• **Directive**
Up to and including the line with "colors = ['#C65A18', '#F8DEA5', '#F5C7A9']", reproduce the listing below exactly, beginning at its first line.
-- start Collected data --
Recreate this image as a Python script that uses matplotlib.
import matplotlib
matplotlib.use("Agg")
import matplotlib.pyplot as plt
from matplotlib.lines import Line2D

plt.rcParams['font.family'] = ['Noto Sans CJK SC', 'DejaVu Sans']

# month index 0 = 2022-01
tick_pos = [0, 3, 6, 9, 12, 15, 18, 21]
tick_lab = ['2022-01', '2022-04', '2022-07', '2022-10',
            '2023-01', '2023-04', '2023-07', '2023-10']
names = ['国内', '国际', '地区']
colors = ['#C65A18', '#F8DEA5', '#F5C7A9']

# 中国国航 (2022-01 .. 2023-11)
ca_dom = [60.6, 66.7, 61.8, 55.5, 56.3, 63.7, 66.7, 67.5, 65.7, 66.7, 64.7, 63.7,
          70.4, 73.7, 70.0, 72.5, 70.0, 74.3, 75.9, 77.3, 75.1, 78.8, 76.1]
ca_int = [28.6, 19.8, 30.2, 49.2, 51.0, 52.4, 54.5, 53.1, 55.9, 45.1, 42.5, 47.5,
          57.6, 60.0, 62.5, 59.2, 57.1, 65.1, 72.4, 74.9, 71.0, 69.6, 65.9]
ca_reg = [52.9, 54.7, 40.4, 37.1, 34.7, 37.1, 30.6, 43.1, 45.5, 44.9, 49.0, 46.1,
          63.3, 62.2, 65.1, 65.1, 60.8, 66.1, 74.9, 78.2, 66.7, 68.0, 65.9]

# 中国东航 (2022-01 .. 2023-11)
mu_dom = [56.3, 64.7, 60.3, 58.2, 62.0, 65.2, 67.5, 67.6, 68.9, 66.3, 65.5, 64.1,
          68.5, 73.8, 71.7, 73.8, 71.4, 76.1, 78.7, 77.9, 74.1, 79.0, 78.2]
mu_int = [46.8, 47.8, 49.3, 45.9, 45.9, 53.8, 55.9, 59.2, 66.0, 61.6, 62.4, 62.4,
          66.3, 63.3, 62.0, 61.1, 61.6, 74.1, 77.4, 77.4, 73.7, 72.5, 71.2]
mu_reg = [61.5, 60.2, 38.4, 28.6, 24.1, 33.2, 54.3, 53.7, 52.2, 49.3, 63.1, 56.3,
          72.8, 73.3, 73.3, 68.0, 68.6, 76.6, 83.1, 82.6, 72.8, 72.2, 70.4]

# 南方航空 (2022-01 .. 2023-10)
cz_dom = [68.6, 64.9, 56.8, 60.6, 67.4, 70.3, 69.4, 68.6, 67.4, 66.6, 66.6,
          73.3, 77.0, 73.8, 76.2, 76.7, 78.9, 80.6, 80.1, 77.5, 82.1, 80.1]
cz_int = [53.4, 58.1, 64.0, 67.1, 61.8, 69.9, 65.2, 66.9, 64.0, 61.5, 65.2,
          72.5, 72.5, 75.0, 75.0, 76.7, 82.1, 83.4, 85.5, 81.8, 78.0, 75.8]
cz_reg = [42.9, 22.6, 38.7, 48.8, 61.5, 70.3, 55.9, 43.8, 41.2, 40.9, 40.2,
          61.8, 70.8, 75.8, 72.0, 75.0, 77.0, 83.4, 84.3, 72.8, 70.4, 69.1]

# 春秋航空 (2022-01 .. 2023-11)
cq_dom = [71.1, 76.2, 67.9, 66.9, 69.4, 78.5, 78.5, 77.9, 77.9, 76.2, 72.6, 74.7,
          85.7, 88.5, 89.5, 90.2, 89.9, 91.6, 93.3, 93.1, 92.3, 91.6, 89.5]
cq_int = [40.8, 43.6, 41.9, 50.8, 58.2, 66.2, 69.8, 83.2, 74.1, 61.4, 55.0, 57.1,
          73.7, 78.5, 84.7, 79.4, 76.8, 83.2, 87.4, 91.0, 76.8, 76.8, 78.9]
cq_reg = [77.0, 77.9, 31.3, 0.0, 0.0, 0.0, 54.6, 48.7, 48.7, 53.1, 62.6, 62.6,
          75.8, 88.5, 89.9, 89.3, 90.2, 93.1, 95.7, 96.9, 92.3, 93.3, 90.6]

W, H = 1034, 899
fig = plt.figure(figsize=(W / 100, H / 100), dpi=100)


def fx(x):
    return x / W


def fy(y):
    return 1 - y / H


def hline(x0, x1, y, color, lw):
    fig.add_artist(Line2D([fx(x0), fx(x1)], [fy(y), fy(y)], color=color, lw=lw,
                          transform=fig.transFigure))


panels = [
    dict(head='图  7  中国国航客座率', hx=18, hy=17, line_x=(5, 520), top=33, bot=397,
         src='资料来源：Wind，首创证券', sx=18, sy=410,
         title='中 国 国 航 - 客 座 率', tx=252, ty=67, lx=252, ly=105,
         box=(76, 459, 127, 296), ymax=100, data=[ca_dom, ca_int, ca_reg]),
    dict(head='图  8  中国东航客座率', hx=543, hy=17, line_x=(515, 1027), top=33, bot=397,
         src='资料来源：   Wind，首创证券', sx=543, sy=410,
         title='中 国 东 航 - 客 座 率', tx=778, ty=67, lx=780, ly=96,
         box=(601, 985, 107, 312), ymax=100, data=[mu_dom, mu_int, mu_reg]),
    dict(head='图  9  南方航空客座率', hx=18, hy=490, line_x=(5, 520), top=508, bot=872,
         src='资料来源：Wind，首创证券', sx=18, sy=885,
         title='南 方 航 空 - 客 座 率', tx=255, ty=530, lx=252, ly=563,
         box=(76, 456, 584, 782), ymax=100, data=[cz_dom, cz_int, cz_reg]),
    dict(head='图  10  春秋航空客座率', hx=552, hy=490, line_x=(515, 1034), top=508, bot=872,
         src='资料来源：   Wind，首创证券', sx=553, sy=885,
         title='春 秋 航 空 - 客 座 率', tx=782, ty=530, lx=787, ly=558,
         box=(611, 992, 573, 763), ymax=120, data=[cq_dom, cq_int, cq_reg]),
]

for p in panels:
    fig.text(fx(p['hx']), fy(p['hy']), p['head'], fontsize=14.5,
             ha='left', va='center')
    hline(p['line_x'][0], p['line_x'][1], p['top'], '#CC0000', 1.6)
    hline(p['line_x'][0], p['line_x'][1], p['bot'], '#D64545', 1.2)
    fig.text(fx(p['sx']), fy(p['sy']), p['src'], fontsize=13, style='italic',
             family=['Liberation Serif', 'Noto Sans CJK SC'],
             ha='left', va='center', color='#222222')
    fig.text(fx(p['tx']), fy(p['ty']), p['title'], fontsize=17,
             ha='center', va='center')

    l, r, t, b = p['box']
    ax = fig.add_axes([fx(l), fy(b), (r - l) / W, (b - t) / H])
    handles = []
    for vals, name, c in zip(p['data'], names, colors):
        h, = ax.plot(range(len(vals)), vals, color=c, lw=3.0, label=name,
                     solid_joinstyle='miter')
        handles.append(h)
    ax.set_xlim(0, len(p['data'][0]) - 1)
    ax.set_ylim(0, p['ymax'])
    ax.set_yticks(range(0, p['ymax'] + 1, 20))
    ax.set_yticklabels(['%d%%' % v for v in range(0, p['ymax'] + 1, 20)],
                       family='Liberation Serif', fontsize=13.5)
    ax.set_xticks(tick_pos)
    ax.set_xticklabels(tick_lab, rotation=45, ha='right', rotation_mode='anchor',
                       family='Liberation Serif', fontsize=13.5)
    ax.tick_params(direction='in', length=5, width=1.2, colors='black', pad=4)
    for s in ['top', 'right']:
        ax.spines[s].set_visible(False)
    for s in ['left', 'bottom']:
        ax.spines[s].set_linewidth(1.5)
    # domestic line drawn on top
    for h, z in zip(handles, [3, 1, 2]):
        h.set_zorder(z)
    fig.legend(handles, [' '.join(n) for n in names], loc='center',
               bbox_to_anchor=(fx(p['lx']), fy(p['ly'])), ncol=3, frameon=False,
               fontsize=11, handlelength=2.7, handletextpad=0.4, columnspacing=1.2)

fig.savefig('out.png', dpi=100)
-- end Collected data --
• **Full output**
Recreate this image as a Python script that uses matplotlib.
import matplotlib
matplotlib.use("Agg")
import matplotlib.pyplot as plt
from matplotlib.lines import Line2D

plt.rcParams['font.family'] = ['Noto Sans CJK SC', 'DejaVu Sans']

# month index 0 = 2022-01
tick_pos = [0, 3, 6, 9, 12, 15, 18, 21]
tick_lab = ['2022-01', '2022-04', '2022-07', '2022-10',
            '2023-01', '2023-04', '2023-07', '2023-10']
names = ['国内', '国际', '地区']
colors = ['#C65A18', '#F8DEA5', '#F5C7A9']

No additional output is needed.